Vignarajah, however, attributed to the rise in crime in Baltimore to city policies discouraging arrests and prosecutions for certain offenses, and he challenged Harrison and State's Attorney Marilyn Mosby to "do their jobs."

"It's not right. We need a crime plan," Vignarajah said. "But shutting down businesses and excoriating communities because you think you're better than them, that's not a crime plan. That's not going to make us safer."

He said the legislation does nothing to confront the reality that crime afflicts virtually every neighborhood in Baltimore.

"Solving crime on The Block is not going to solve the 21 murders that have happened already this year," he said. "Addressing crime on The Block is not going to address the 40 shootings that have happened in the last 20 days."
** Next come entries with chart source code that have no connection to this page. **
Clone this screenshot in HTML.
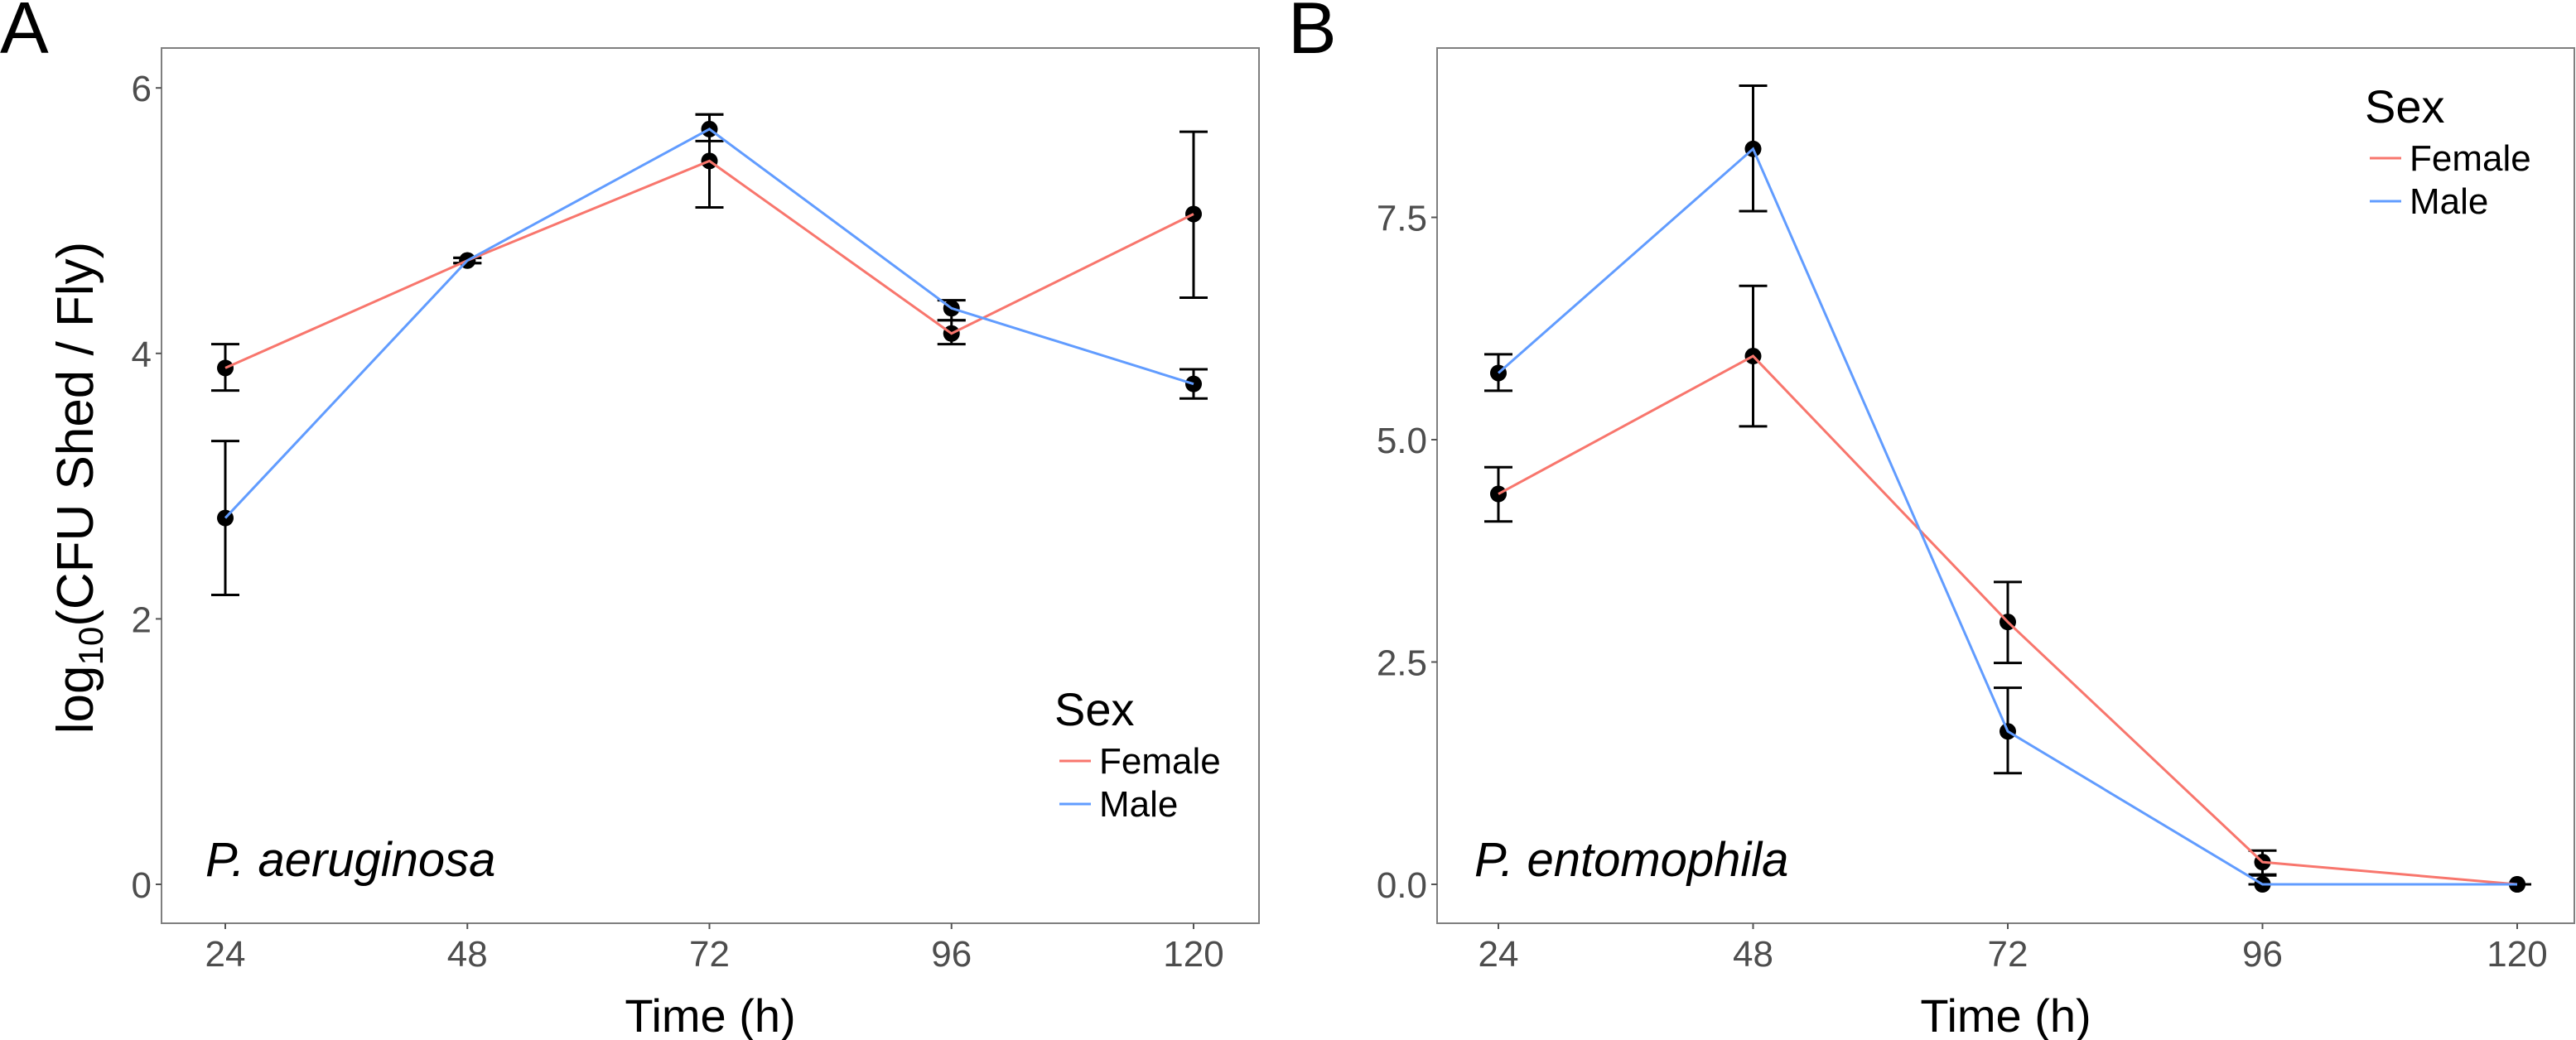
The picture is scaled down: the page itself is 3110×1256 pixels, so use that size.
<!DOCTYPE html>
<html><head><meta charset="utf-8">
<style>
html,body{margin:0;padding:0;background:#fff;}
svg{display:block;font-family:"Liberation Sans",sans-serif;}
</style></head>
<body>
<svg id="fig" width="3110" height="1256" viewBox="0 0 3110 1256" xmlns="http://www.w3.org/2000/svg">
  <text x="0" y="64" font-size="88" fill="#000">A</text>
  <text x="1555" y="64" font-size="88" fill="#000">B</text>
  <g id="panelA"></g>
  <g id="panelB"></g>
  <text transform="translate(112,589) rotate(-90)" text-anchor="middle" font-size="62" fill="#000">log<tspan font-size="42" dy="12">10</tspan><tspan dy="-12">(CFU Shed / Fly)</tspan></text>
</svg>
<script>
const times = [24, 48, 72, 96, 120];
const aFemale = [3.89, 4.70, 5.45, 4.15, 5.05];
const aFemaleLo = [3.72, 4.68, 5.10, 4.07, 4.42];
const aFemaleHi = [4.07, 4.72, 5.80, 4.25, 5.67];
const aMale = [2.76, 4.70, 5.69, 4.34, 3.77];
const aMaleLo = [2.18, 4.68, 5.60, 4.25, 3.66];
const aMaleHi = [3.34, 4.72, 5.80, 4.40, 3.88];
const aTicks = [0, 2, 4, 6];
const aTickLabels = ["0", "2", "4", "6"];
const bFemale = [4.39, 5.94, 2.95, 0.25, 0.0];
const bFemaleLo = [4.08, 5.15, 2.49, 0.11, 0.0];
const bFemaleHi = [4.69, 6.73, 3.40, 0.38, 0.0];
const bMale = [5.75, 8.27, 1.72, 0.0, 0.0];
const bMaleLo = [5.55, 7.57, 1.25, 0.0, 0.0];
const bMaleHi = [5.96, 8.98, 2.21, 0.1, 0.0];
const bTicks = [0, 2.5, 5, 7.5];
const bTickLabels = ["0.0", "2.5", "5.0", "7.5"];
const xTickLabels = ["24", "48", "72", "96", "120"];

const NS = "http://www.w3.org/2000/svg";
function mk(parent, tag, attrs) {
  const e = document.createElementNS(NS, tag);
  for (const k in attrs) e.setAttribute(k, attrs[k]);
  parent.appendChild(e);
  return e;
}

function panel(g, cfg) {
  const xS = t => cfg.x0 + (t - 24) / 96 * (cfg.x1 - cfg.x0);
  const yS = v => cfg.y0 - v * cfg.ppu;
  const box = mk(g, "rect", {x: cfg.bl, y: 58, width: cfg.br - cfg.bl, height: 1057, fill: "none", stroke: "#7f7f7f", "stroke-width": 2});
  
  
  cfg.ticks.forEach((v, i) => {
    const y = yS(v);
    const tk = mk(g, "line", {x1: cfg.bl - 7, x2: cfg.bl, y1: y, y2: y, stroke: "#555", "stroke-width": 2});
    
    
    const tl = mk(g, "text", {x: cfg.bl - 12, y: y + 16, "text-anchor": "end", "font-size": 44, fill: "#4d4d4d"});
    tl.textContent = cfg.tickLabels[i];
    
    
  });
  times.forEach((t, i) => {
    const x = xS(t);
    const tk = mk(g, "line", {x1: x, x2: x, y1: 1115, y2: 1122, stroke: "#555", "stroke-width": 2});
    
    
    const tl = mk(g, "text", {x: x, y: 1167, "text-anchor": "middle", "font-size": 44, fill: "#4d4d4d"});
    tl.textContent = xTickLabels[i];
    
    
  });
  const xt = mk(g, "text", {x: (cfg.bl + cfg.br) / 2, y: 1246, "text-anchor": "middle", "font-size": 56, fill: "#000"});
  xt.textContent = "Time (h)";
  
  

  const series = [
    {name: "female", v: cfg.f, lo: cfg.fl, hi: cfg.fh, color: "#f8766d"},
    {name: "male", v: cfg.m, lo: cfg.ml, hi: cfg.mh, color: "#619cff"}
  ];
  series.forEach(s => {
    s.v.forEach((v, i) => {
      const x = xS(times[i]);
      const eb = mk(g, "path", {d: `M${x-17},${yS(s.hi[i])}H${x+17}M${x},${yS(s.hi[i])}V${yS(s.lo[i])}M${x-17},${yS(s.lo[i])}H${x+17}`, stroke: "#000", "stroke-width": 3, fill: "none"});
      
      
    });
  });
  series.forEach(s => {
    s.v.forEach((v, i) => {
      const c = mk(g, "circle", {cx: xS(times[i]), cy: yS(v), r: 10, fill: "#000"});
      
      
    });
  });
  series.forEach(s => {
    const pts = s.v.map((v, i) => xS(times[i]) + "," + yS(v)).join(" ");
    const pl = mk(g, "polyline", {points: pts, fill: "none", stroke: s.color, "stroke-width": 3});
    
    
  });
  // legend
  const lg = mk(g, "g", {});
  
  
  const lt = mk(lg, "text", {x: cfg.lx, y: cfg.ly, "font-size": 56, fill: "#000"});
  lt.textContent = "Sex";
  
  
  [["Female", "#f8766d"], ["Male", "#619cff"]].forEach((e, i) => {
    const yy = cfg.ly + 58 + i * 52;
    const ln = mk(lg, "line", {x1: cfg.lx + 6, x2: cfg.lx + 44, y1: yy - 15, y2: yy - 15, stroke: e[1], "stroke-width": 3});
    
    
    const tx = mk(lg, "text", {x: cfg.lx + 54, y: yy, "font-size": 44, fill: "#000"});
    tx.textContent = e[0];
    
    
  });
  const sp = mk(g, "text", {x: cfg.spx, y: 1058, "font-size": 58, "font-style": "italic", fill: "#000"});
  sp.textContent = cfg.species;
  
  
}

panel(document.getElementById("panelA"), {
  bl: 195, br: 1520, x0: 272, x1: 1441, y0: 1068, ppu: 160.3,
  ticks: aTicks, tickLabels: aTickLabels,
  f: aFemale, fl: aFemaleLo, fh: aFemaleHi, m: aMale, ml: aMaleLo, mh: aMaleHi,
  lx: 1273, ly: 876, spx: 248, species: "P. aeruginosa"
});
panel(document.getElementById("panelB"), {
  bl: 1735, br: 3108, x0: 1809, x1: 3039, y0: 1068, ppu: 107.4,
  ticks: bTicks, tickLabels: bTickLabels,
  f: bFemale, fl: bFemaleLo, fh: bFemaleHi, m: bMale, ml: bMaleLo, mh: bMaleHi,
  lx: 2855, ly: 148, spx: 1780, species: "P. entomophila"
});
</script>
</body></html>
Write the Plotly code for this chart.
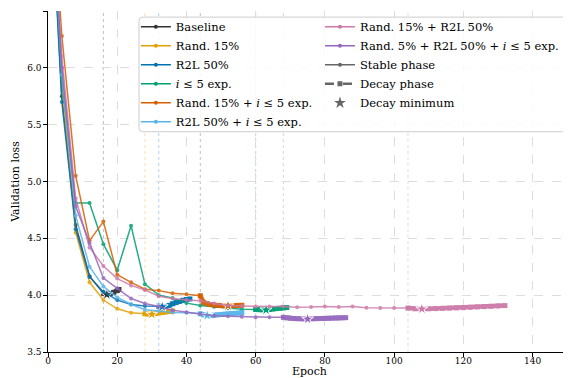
import plotly.graph_objects as go

# ---------------- data ----------------
stable_epochs_step = 4

names = [
    "Baseline",
    "Rand. 15%",
    "R2L 50%",
    "<i>i</i> ≤ 5 exp.",
    "Rand. 15% + <i>i</i> ≤ 5 exp.",
    "R2L 50% + <i>i</i> ≤ 5 exp.",
    "Rand. 15% + R2L 50%",
    "Rand. 5% + R2L 50% + <i>i</i> ≤ 5 exp.",
]
colors = ["#333333", "#E69F00", "#0072B2", "#009E73", "#D55E00", "#56B4E9", "#CC79A7", "#9467BD"]

# stable phase (evaluated every 4 epochs from epoch 0)
baseline_stable = [8.05, 5.75, 4.617, 4.167, 4.016]
rand15_stable = [8.05, 5.85, 4.55, 4.113, 3.957, 3.88, 3.845, 3.836]
r2l50_stable = [8.05, 5.70, 4.58, 4.16, 4.03, 3.957, 3.917, 3.905, 3.903]
i5_stable = [8.05, 5.91, 4.81, 4.81, 4.449, 4.22, 4.61, 4.097, 4.00, 3.975, 3.93, 3.91,
             3.897, 3.885, 3.877, 3.874]
rand15_i5_stable = [8.05, 6.28, 5.05, 4.48, 4.647, 4.18, 4.113, 4.052, 4.04, 4.016, 4.007, 3.995]
r2l50_i5_stable = [8.05, 5.94, 4.70, 4.25, 4.077, 3.98, 3.92, 3.872, 3.86, 3.848, 3.845, 3.836]
rand15_r2l50_stable = [8.05, 6.10, 4.85, 4.42, 4.257, 4.146, 4.086, 4.046, 3.99, 3.97, 3.957,
                       3.95, 3.926, 3.91, 3.905, 3.90, 3.90, 3.90, 3.893, 3.895, 3.90, 3.895,
                       3.90, 3.89, 3.887, 3.887, 3.886]
rand5_r2l50_i5_stable = [8.05, 6.00, 4.78, 4.46, 4.15, 4.06, 3.97, 3.926, 3.90, 3.867, 3.85,
                         3.836, 3.82, 3.815, 3.81, 3.806, 3.806, 3.805]

# decay phase (epoch, loss)
baseline_decay_x = [16, 17, 18, 19, 20, 20.5]
baseline_decay_y = [4.016, 4.005, 4.012, 4.025, 4.040, 4.050]
rand15_decay_x = [28, 29, 30, 31, 32, 33, 34, 35, 36]
rand15_decay_y = [3.836, 3.833, 3.832, 3.838, 3.843, 3.848, 3.852, 3.856, 3.860]
r2l50_decay_x = [32, 33, 34, 35, 36, 37, 38, 39, 40, 41]
r2l50_decay_y = [3.903, 3.898, 3.900, 3.910, 3.925, 3.935, 3.945, 3.955, 3.962, 3.967]
i5_decay_x = [60, 61, 62, 63, 64, 65, 66, 67, 68, 69]
i5_decay_y = [3.874, 3.872, 3.871, 3.870, 3.874, 3.878, 3.882, 3.885, 3.888, 3.891]
rand15_i5_decay_x = [44, 45, 46, 47, 48, 49, 50, 51, 52, 53, 54, 55, 56]
rand15_i5_decay_y = [3.995, 3.935, 3.925, 3.918, 3.913, 3.910, 3.908, 3.907, 3.906, 3.908,
                     3.909, 3.910, 3.911]
r2l50_i5_decay_x = [44, 45, 46, 47, 48, 49, 50, 51, 52, 53, 54, 55, 56]
r2l50_i5_decay_y = [3.836, 3.826, 3.821, 3.822, 3.824, 3.827, 3.830, 3.833, 3.836, 3.838,
                    3.840, 3.842, 3.845]
rand15_r2l50_decay_x = [104, 106, 108, 110, 112, 114, 116, 118, 120, 122, 124, 126, 128, 130, 132]
rand15_r2l50_decay_y = [3.886, 3.880, 3.879, 3.880, 3.882, 3.884, 3.886, 3.888, 3.890, 3.893,
                        3.896, 3.899, 3.902, 3.905, 3.908]
rand5_r2l50_i5_decay_x = [68, 69, 70, 71, 72, 73, 74, 75, 76, 77, 78, 79, 80, 81, 82, 83, 84, 85, 86]
rand5_r2l50_i5_decay_y = [3.805, 3.800, 3.797, 3.795, 3.793, 3.792, 3.791, 3.790, 3.792, 3.793,
                          3.794, 3.795, 3.796, 3.797, 3.798, 3.799, 3.800, 3.801, 3.802]

stables = [baseline_stable, rand15_stable, r2l50_stable, i5_stable, rand15_i5_stable,
           r2l50_i5_stable, rand15_r2l50_stable, rand5_r2l50_i5_stable]
decays_x = [baseline_decay_x, rand15_decay_x, r2l50_decay_x, i5_decay_x, rand15_i5_decay_x,
            r2l50_i5_decay_x, rand15_r2l50_decay_x, rand5_r2l50_i5_decay_x]
decays_y = [baseline_decay_y, rand15_decay_y, r2l50_decay_y, i5_decay_y, rand15_i5_decay_y,
            r2l50_i5_decay_y, rand15_r2l50_decay_y, rand5_r2l50_i5_decay_y]

x_ticks = [0, 20, 40, 60, 80, 100, 120, 140]
y_ticks = [3.5, 4.0, 4.5, 5.0, 5.5, 6.0, 6.5]

FONT = "DejaVu Serif, Liberation Serif, serif"
fig = go.Figure()
shapes = []

for name, col, st, dx, dy in zip(names, colors, stables, decays_x, decays_y):
    ex = [i * stable_epochs_step for i in range(len(st))]
    shapes.append(dict(type="line", xref="x", yref="paper", x0=dx[0], x1=dx[0], y0=0, y1=1,
                       line=dict(color=col, width=1, dash="dot"), opacity=0.3, layer="below"))
    fig.add_trace(go.Scatter(x=ex, y=st, mode="lines+markers", showlegend=False,
                             line=dict(color=col, width=1.5), marker=dict(size=4, color=col),
                             opacity=0.85, hoverinfo="skip"))
    fig.add_trace(go.Scatter(x=dx, y=dy, mode="lines+markers", showlegend=False,
                             line=dict(color=col, width=4.5),
                             marker=dict(size=5, color=col, symbol="square"),
                             opacity=0.95, hoverinfo="skip"))
    imin = min(range(len(dy)), key=lambda k: dy[k])
    fig.add_trace(go.Scatter(x=[dx[imin]], y=[dy[imin]], mode="markers", showlegend=False,
                             marker=dict(size=9, color=col, symbol="star",
                                         line=dict(color="white", width=1)),
                             hoverinfo="skip"))

# legend box (drawn as a shape; the two legend columns sit on top of it)
bx0, bx1, by0, by1 = 0.174, 0.994, 0.646, 0.982
rx, ry = 0.007, 0.011
box_path = (f"M {bx0+rx},{by0} L {bx1-rx},{by0} Q {bx1},{by0} {bx1},{by0+ry} "
            f"L {bx1},{by1-ry} Q {bx1},{by1} {bx1-rx},{by1} L {bx0+rx},{by1} "
            f"Q {bx0},{by1} {bx0},{by1-ry} L {bx0},{by0+ry} Q {bx0},{by0} {bx0+rx},{by0} Z")
shapes.append(dict(type="path", xref="paper", yref="paper", path=box_path,
                   fillcolor="rgba(255,255,255,0.85)", line=dict(color="#cccccc", width=1),
                   layer="above"))

gray = "#666666"
left_col = [0, 1, 2, 3, 4, 5]
for k, i in enumerate(left_col):
    fig.add_trace(go.Scatter(x=[None], y=[None], mode="lines+markers", name=names[i],
                             line=dict(color=colors[i], width=1.5),
                             marker=dict(size=4, color=colors[i]), legend="legend",
                             legendrank=100 + k))
right_items = [
    go.Scatter(x=[None], y=[None], mode="lines+markers", name=names[6],
               line=dict(color=colors[6], width=1.5), marker=dict(size=4, color=colors[6])),
    go.Scatter(x=[None], y=[None], mode="lines+markers", name=names[7],
               line=dict(color=colors[7], width=1.5), marker=dict(size=4, color=colors[7])),
    go.Scatter(x=[None], y=[None], mode="lines+markers", name="Stable phase",
               line=dict(color=gray, width=1.5), marker=dict(size=4, color=gray)),
    go.Scatter(x=[None], y=[None], mode="lines+markers", name="Decay phase",
               line=dict(color=gray, width=2.5, dash="dash"),
               marker=dict(size=5, color=gray, symbol="square")),
    go.Scatter(x=[None], y=[None], mode="markers", name="Decay minimum",
               marker=dict(size=9, color=gray, symbol="star")),
]
for k, tr in enumerate(right_items):
    tr.legend = "legend2"
    tr.legendrank = 200 + k
    fig.add_trace(tr)

leg_common = dict(xanchor="left", yanchor="top", bgcolor="rgba(0,0,0,0)", borderwidth=0,
                  font=dict(family=FONT, size=11.5, color="black"), tracegroupgap=0,
                  orientation="v")

fig.update_layout(
    width=563, height=370,
    margin=dict(l=40, r=0, t=3, b=26),
    paper_bgcolor="white", plot_bgcolor="white",
    font=dict(family=FONT, size=11, color="black"),
    shapes=shapes,
    legend=dict(x=0.168, y=0.996, **leg_common),
    legend2=dict(x=0.520, y=0.996, **leg_common),
    showlegend=True,
)
fig.update_xaxes(range=[0, 151.1], tickvals=x_ticks, showgrid=True, gridcolor="#dddddd",
                 griddash="dash", gridwidth=0.8, zeroline=False, showline=True,
                 linecolor="black", linewidth=1.2, ticks="outside", ticklen=3.5,
                 tickcolor="black", tickfont=dict(family=FONT, size=9), automargin=False,
                 ticklabelstandoff=-3,
                 title=dict(text="Epoch", font=dict(family=FONT, size=11), standoff=8))
fig.update_yaxes(range=[3.5, 6.5], tickvals=y_ticks, tickformat=".1f", showgrid=True,
                 gridcolor="#dddddd", griddash="dash", gridwidth=0.8, zeroline=False,
                 showline=True, linecolor="black", linewidth=1.2, ticks="outside",
                 ticklen=3.5, tickcolor="black", tickfont=dict(family=FONT, size=9),
                 automargin=False,
                 title=dict(text="Validation loss", font=dict(family=FONT, size=11), standoff=5))

fig.write_html("out.html")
"Not a single one of them happened here—not one," he added.

Sara Wantland is co-owner of Club Pussycat, a strip club on East Baltimore Street. She implored the bill's supporters to discuss the legislation with business owners to understand how it could not only impact their bottom line but their families, too.

"This is our livelihood," Wantland said. "If this is taken from us, we can't support our families, like everyone else in the city. So we're just asking for you guys to take extra thought process before you pass a bill like this, that you're going to affect families like mine that have worked so hard and for several years to build businesses."

A man named John S., who identified himself as the president of the East Baltimore Street Association, shared Wantland's concerns. He said the group was organizing protests in response to the bill.

"We won't allow out-of-touch politicians to villainize hardworking people who are trying to provide for their families without ever having a single discussion with any of us," he said, later adding: "They're gonna learn real quick that we're gonna stand up for ourselves."

Vignarajah said the business owners are planning to hold another event next Tuesday in front of City Hall.